Putin Picks Russia’s Head Taxman Mikhail Mishustin to Lead New Government

Image source: RT

Russian President Vladimir Putin has appointed the head of the country’s tax office Mikhail Mishustin as Prime Minister to replace the outgoing Dmitry Medvedev late on Wednesday, state-run news agency TASS reported.

It was the last major political move in a dramatic news day for Russia, after Putin announced a major constitutional shake-up that would strengthen the role of the government and parliament at the expense of the presidency. Medvedev resigned along with the whole cabinet only a few hours later on Wednesday.

Mishustin’s appointment continued the theme of breaking with the way the government has been run over the last two decades and is yet another signal that Russian President Vladimir Putin wants to be seen to be making a fresh start, bne Intellinews wrote.

53-year-old Mishustin has been the head of the Federal Tax Service since 2010 and has worked in government roles related to tax collection since the early days of his career.

He has won praise for improving tax collection processes and more than doubling tax revenues in the past decade, with 20.4 trillion rubles ($331.92 billion) collected in the first 11 months of last year.
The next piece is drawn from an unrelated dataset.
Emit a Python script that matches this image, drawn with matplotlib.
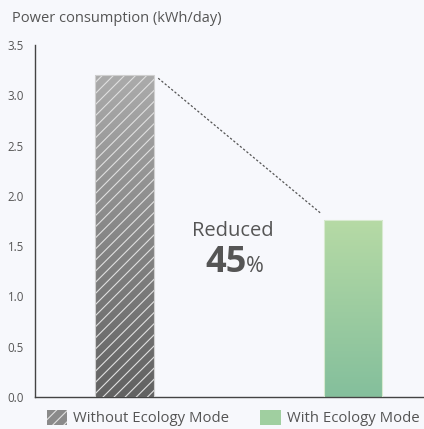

The majority of those revenues still come from taxes on the vast energy sector but an increasing share now comes from other forms of taxation after an efficiency drive.

Despite these successes, Mishustin’s name had not appeared in many lists of potential candidates for the post.

“Mishustin does not have any political experience or popularity with the electorate, and is not part of Putin’s inner circle,” Tatiana Stanovaya, Nonresident Scholar at the Carnegie Moscow Center, wrote on social media, according to Reuters.

She said Mishustin would be unlikely to run in the presidential election due when Putin’s fourth term ends in 2024, adding: “(It) seems highly likely that Mishustin is just a technocratic placeholder.”

Russia has had technocrats as prime minister before, including when Putin was cementing his grip on power after 2000.

“(Mishustin) looks a lot like the technocratic premiers… of the early 2000s,” Stanovaya said.

The other big news from the comprehensive shake-up of the government was the announcement by Chechen president Ramzan Kadyrov that he was standing down “for health reasons”, with Russian media reports said he may be promoted and given a role in the new federal government. Kadyrov, recently praised by Putin as a “hero of Russia”, is one of the most notorious figures in the country’s politics and has been accused of multiple murders and running death squads in the Caucasian republic that was blighted by two separatist wars until he took over.